“Ze waren overal — zelfs buiten het hoogseizoen,” vertelde ze me terwijl haar ogen oplichtten. Ik had de bewoners van Boiçuganga een beeld van vuurvliegjes laten zien. Ze vertelden hoe vuurvliegjes vroeger een vanzelfsprekend onderdeel waren van de nacht — alledaagse magie. Bijna vergeten dat ze ooit hadden bestaan, vertelden ze hoe eenvoudig het was om vuurvliegjes te vangen en deze vervolgens in een glazen pot te bewaren die hun kamers ’s nachts zacht deed oplichtte.
Dat moment voelde groter dan nostalgie alleen. Het trof me hoe moeiteloos we de lichtjes vergeten die ooit iets in ons hebben aangewakkerd — niet alleen de letterlijke lichtjes, maar ook de kleine schitteringen van verwondering, zorg, en aanwezigheid. De sterrenbeelden waarvan we dachten dat ze altijd zouden blijven.
Maar ik was niet naar het Atlantisch Regenwoud gekomen om vuurvliegjes te zoeken. Ik kwam voor het woud zelf — om me onder te dompelen in de oerduisternis, een duisternis die de andere zintuigen doet ontwaken voorbij het zicht. Ik wilde het moment van transitie vastleggen: het trage verduisteren van het landschap, de manier waarop de nacht herschikt wat we voelen en wat we weten. Maar er bestaat in mijn weten geen camera die de geur van dampende aarde, het rillen van de huid, of het aangescherpte bewustzijn van akoestiek dat mijn lichaam doordrong kan vangen.

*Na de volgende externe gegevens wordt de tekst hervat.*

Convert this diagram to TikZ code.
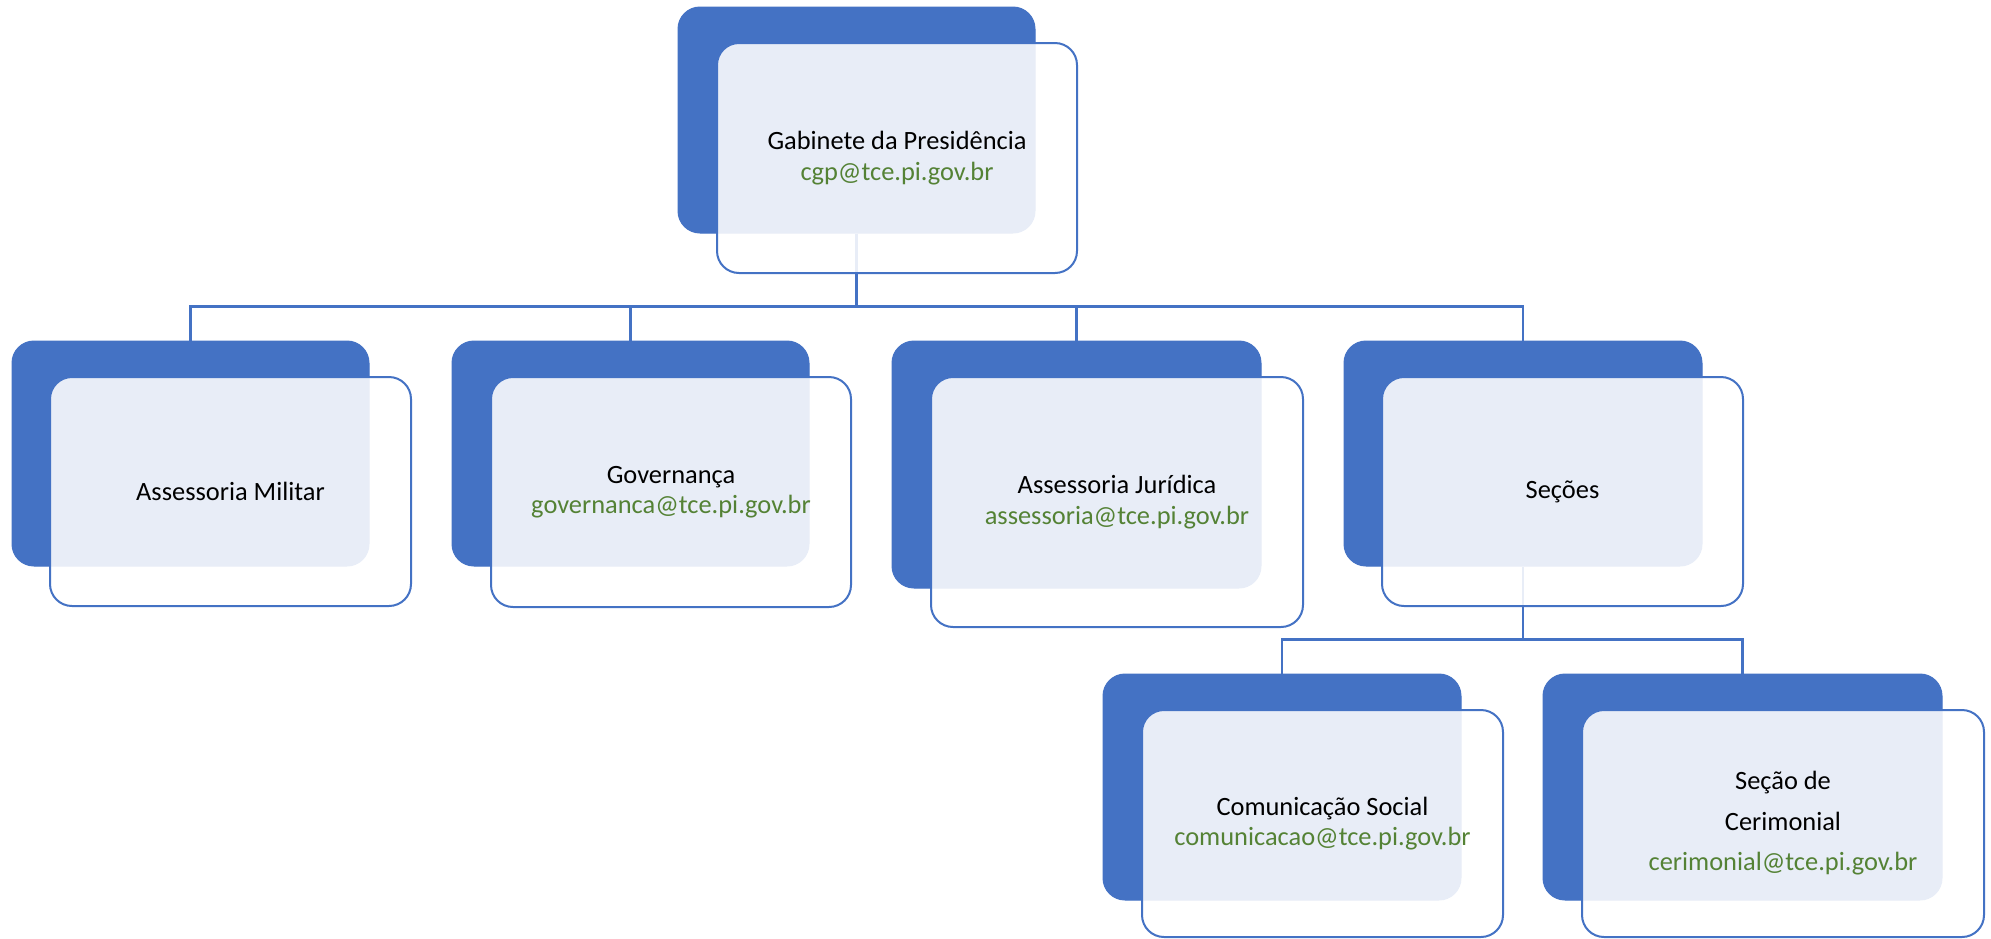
\documentclass[tikz,border=0pt]{standalone}
\usepackage{fontspec}
\setmainfont{Carlito}
\definecolor{boxblue}{HTML}{4472C4}
\definecolor{mailgreen}{HTML}{548235}
\begin{document}
\begin{tikzpicture}[x=1pt,y=1pt,
  backbox/.style={rectangle, rounded corners=22pt, fill=boxblue, draw=boxblue, line width=1pt, inner sep=0pt},
  frontbox/.style={rectangle, rounded corners=22pt, fill=white, fill opacity=0.88, text opacity=1, draw=boxblue, draw opacity=1, line width=2pt, inner sep=0pt, align=center, font=\fontsize{26.4}{30.5}\selectfont},
  link/.style={draw=boxblue, line width=2.4pt},
  mail/.style={}]
\useasboundingbox (0,0) rectangle (1991,-938);
% back boxes
\node[backbox, minimum width=357, minimum height=226] (tb) at (856.5,-120) {};
\node[backbox, minimum width=357, minimum height=225] (mb) at (190.5,-453.5) {};
\node[backbox, minimum width=357, minimum height=225] (gb) at (630.5,-453.5) {};
\node[backbox, minimum width=369, minimum height=247] (jb) at (1076.5,-464.5) {};
\node[backbox, minimum width=358, minimum height=225] (sb) at (1523,-453.5) {};
\node[backbox, minimum width=358, minimum height=226] (cb) at (1282,-787) {};
\node[backbox, minimum width=399, minimum height=226] (eb) at (1742.5,-787) {};
% connectors
\draw[link] (tb.south) -- ++(0,-73) -| (mb.north);
\draw[link] (tb.south) -- ++(0,-73) -| (gb.north);
\draw[link] (tb.south) -- ++(0,-73) -| (jb.north);
\draw[link] (tb.south) -- ++(0,-73) -| (sb.north);
\draw[link] (sb.south) -- ++(0,-73) -| (cb.north);
\draw[link] (sb.south) -- ++(0,-73) -| (eb.north);
% front boxes
\node[frontbox, minimum width=360, minimum height=230] (t) at (897,-158)
  {Gabinete da Presidência\\\textcolor{mailgreen}{cgp@tce.pi.gov.br}};
\node[frontbox, minimum width=361, minimum height=229] (m) at (230.5,-491.5)
  {Assessoria Militar};
\node[frontbox, minimum width=360, minimum height=230] (g) at (671,-492)
  {Governança\\\textcolor{mailgreen}{governanca@tce.pi.gov.br}};
\node[frontbox, minimum width=372, minimum height=250] (j) at (1117,-502)
  {Assessoria Jurídica\\\textcolor{mailgreen}{assessoria@tce.pi.gov.br}};
\node[frontbox, minimum width=361, minimum height=229] (s) at (1562.5,-491.5)
  {Seções};
\node[frontbox, minimum width=361, minimum height=227] (c) at (1322.5,-823.5)
  {Comunicação Social\\\textcolor{mailgreen}{comunicacao@tce.pi.gov.br}};
\node[frontbox, minimum width=402, minimum height=227, font=\fontsize{26.4}{40.5}\selectfont] (e) at (1783,-823.5)
  {Seção de\\Cerimonial\\\textcolor{mailgreen}{cerimonial@tce.pi.gov.br}};
\end{tikzpicture}
\end{document}
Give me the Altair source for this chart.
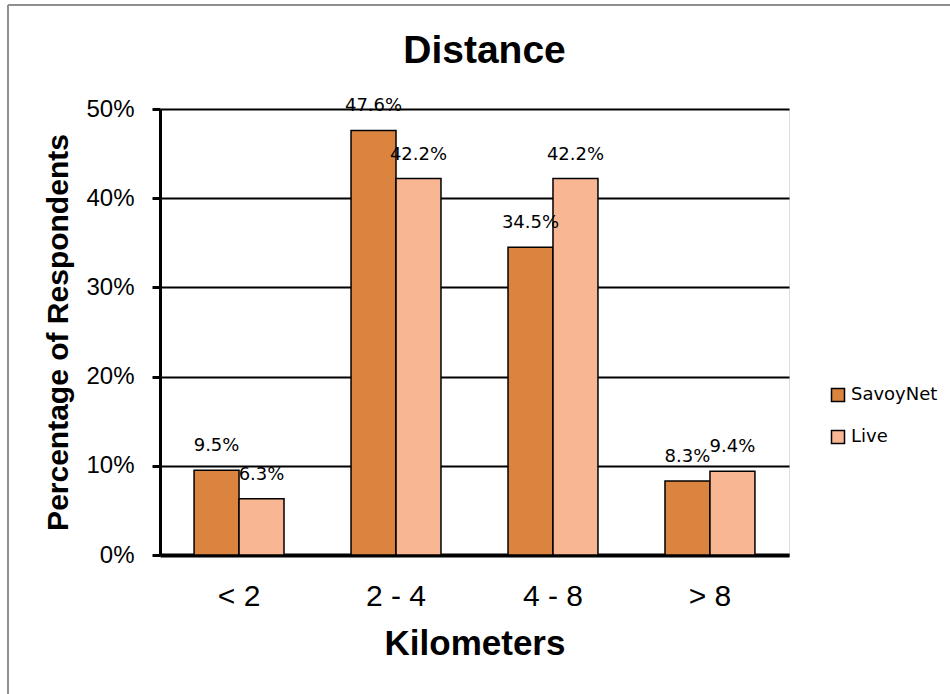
import altair as alt
import pandas as pd

categories = ["< 2", "2 - 4", "4 - 8", "> 8"]
series = ["SavoyNet", "Live"]
savoynet = [0.095, 0.476, 0.345, 0.083]
live = [0.063, 0.422, 0.422, 0.094]
y_ticks = [0, 0.1, 0.2, 0.3, 0.4, 0.5]
colors = ["#DA843F", "#F9B693"]
chart_title = "Distance"

rows = []
for c, s, l in zip(categories, savoynet, live):
    rows.append({"Kilometers": c, "Series": "SavoyNet", "Value": s})
    rows.append({"Kilometers": c, "Series": "Live", "Value": l})
df = pd.DataFrame(rows)

W, H = 629, 446

base = alt.Chart(df).encode(
    x=alt.X(
        "Kilometers:N",
        sort=categories,
        scale=alt.Scale(paddingInner=0.427, paddingOuter=0.217),
        axis=alt.Axis(
            title="Kilometers",
            labelAngle=0,
            ticks=False,
            tickSize=0,
            domainColor="black",
            domainWidth=4,
            labelFont="Liberation Sans",
            labelFontSize=30,
            labelColor="black",
            labelPadding=26,
            titleFont="Liberation Sans",
            titleFontSize=35,
            titleFontWeight="bold",
            titleColor="black",
            titleY=99,
            titleBaseline="alphabetic",
        ),
    ),
    xOffset=alt.XOffset("Series:N", sort=series),
    y=alt.Y(
        "Value:Q",
        scale=alt.Scale(domain=[0, 0.5]),
        axis=alt.Axis(
            values=y_ticks,
            format=".0%",
            grid=True,
            gridColor="black",
            gridWidth=2,
            domainColor="black",
            domainWidth=3,
            tickColor="black",
            tickWidth=3,
            tickSize=8,
            labelFont="Liberation Sans",
            labelFontSize=24,
            labelColor="black",
            labelPadding=18,
            title="Percentage of Respondents",
            titleFont="Liberation Sans",
            titleFontSize=30,
            titleFontWeight="bold",
            titleColor="black",
            titleX=-93,
            titleY=223,
            titleBaseline="alphabetic",
        ),
    ),
)

bars = base.mark_bar(stroke="black", strokeWidth=1.5).encode(
    color=alt.Color(
        "Series:N",
        sort=series,
        scale=alt.Scale(domain=series, range=colors),
        legend=alt.Legend(
            title=None,
            orient="none",
            legendX=669,
            legendY=277,
            symbolType="square",
            symbolSize=169,
            symbolStrokeColor="black",
            symbolStrokeWidth=1.5,
            symbolOpacity=1,
            labelFont="DejaVu Sans",
            labelFontSize=18,
            labelColor="black",
            labelOffset=4,
            rowPadding=22,
        ),
    )
)

labels = base.mark_text(
    baseline="bottom", dy=-15, font="DejaVu Sans", fontSize=18, color="black"
).encode(text=alt.Text("Value:Q", format=".1%"))

frame_df = pd.DataFrame({"k": [0]})
border_left = alt.Chart(frame_df).mark_rule(color="#8f8f8f", strokeWidth=2).encode(
    x=alt.value(-152), y=alt.value(-104), y2=alt.value(620)
)
border_top = alt.Chart(frame_df).mark_rule(color="#8f8f8f", strokeWidth=2).encode(
    x=alt.value(-152), x2=alt.value(820), y=alt.value(-104)
)
title_text = alt.Chart(frame_df).mark_text(
    text=chart_title,
    font="Liberation Sans",
    fontSize=39,
    fontWeight="bold",
    color="black",
    align="center",
    baseline="alphabetic",
).encode(x=alt.value(324.5), y=alt.value(-46))

chart = (
    alt.layer(border_left, border_top, title_text, bars, labels)
    .properties(
        width=W,
        height=H,
        autosize="none",
        padding={"left": 160, "top": 109, "right": 161, "bottom": 139},
    )
    .configure_view(stroke=None)
    .configure(background="white")
)

chart.save("out.html", embed_options={"renderer": "svg", "actions": False})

Dus legde ik uiteindelijk mijn camera neer en nodigde anderen uit om met mij te wandelen — om het bos ongefilterd te betreden en de nacht zelf te laten spreken.
We begonnen bij schemering, zonder zaklampen. Stap voor stap liepen we het tropisch woud in. Het licht vervaagde achter ons, tot het volledig verdwenen was. Met elke beweging werd het lichaam alerter. Elke tak, elke ademhaling, elke voetstap kreeg gewicht. We leunden op elkaar, vormden één aandachtig geheel. En toen, een flikkering, en nog een.
Vuurvliegjes fonkelden tegen het donkere woud en trokken zich terug in de diepere lagen — waar ze buiten het bereik van menselijke aandacht lijken te overleven, in de sluimerende diepten van de nacht die wij allang niet meer betreden.
De ontmoeting met de vuurvliegjes deed me herinneren aan de woorden van filosoof Georges Didi-Huberman, die ze ziet als symbolen van verzet: “The fierce spotlights of the great light devour all form and all glimmer — all difference — in the transcendence of the final ends” Voor Didi-Huberman belichamen vuurvliegjes een stille opstand tegen het verblindende licht van spektakel en controle.
In zijn boek Survival of the Fireflies reageert Didi-Huberman op filmmaker Pasolini. Die betreurde het verdwijnen van de vuurvliegjes in Italië als metafoor voor het vervagen van een onschuldiger, vrijere manier van leven — een leven dat langzaam doofde onder het toenemende gewicht van autoritaire macht.
Lees je zijn boek vandaag de dag, dan is het moeilijk níet te denken aan hoe die “fierce spotlights” zijn teruggekeerd — in andere gedaanten, maar met een herkenbare kracht. De opkomst van fascistische ideologieën, surveillance-staten en populistische spektakels dat zich voedt met zichtbaarheid en controle. Het laat weinig ruimte voor nuance, voor stilte, voor de duisternis waarin vuurvliegjes kunnen verschijnen.
Die nacht ving ik de dimmen signalen van echte vuurvliegjes — maar niet in overvloed, niet zoals in de adembenemende beelden van Samuel James. In zijn boek Nightairs lijkt de bioluminescente gloed in Appalachian Ohio bijna van de pagina’s te zweven. Mijn eigen foto’s ogen terughoudender, meer in lijn met Pasolini’s metafoor van rouw.
Toch herinneren ze me eraan dat zelfs het zwakste licht een glans in iemands ogen kan wekken, en een herinnering kan terugbrengen die bijna verloren was. Ik hoop dat toekomstige generaties opnieuw hun kamers zullen verlichten in de magische gloed van vuurvliegjes — want juist in de duisternis, geloof ik, herinneren we ons wat het beschermen waard is, en waarom zelfs de kleinste schittering telt.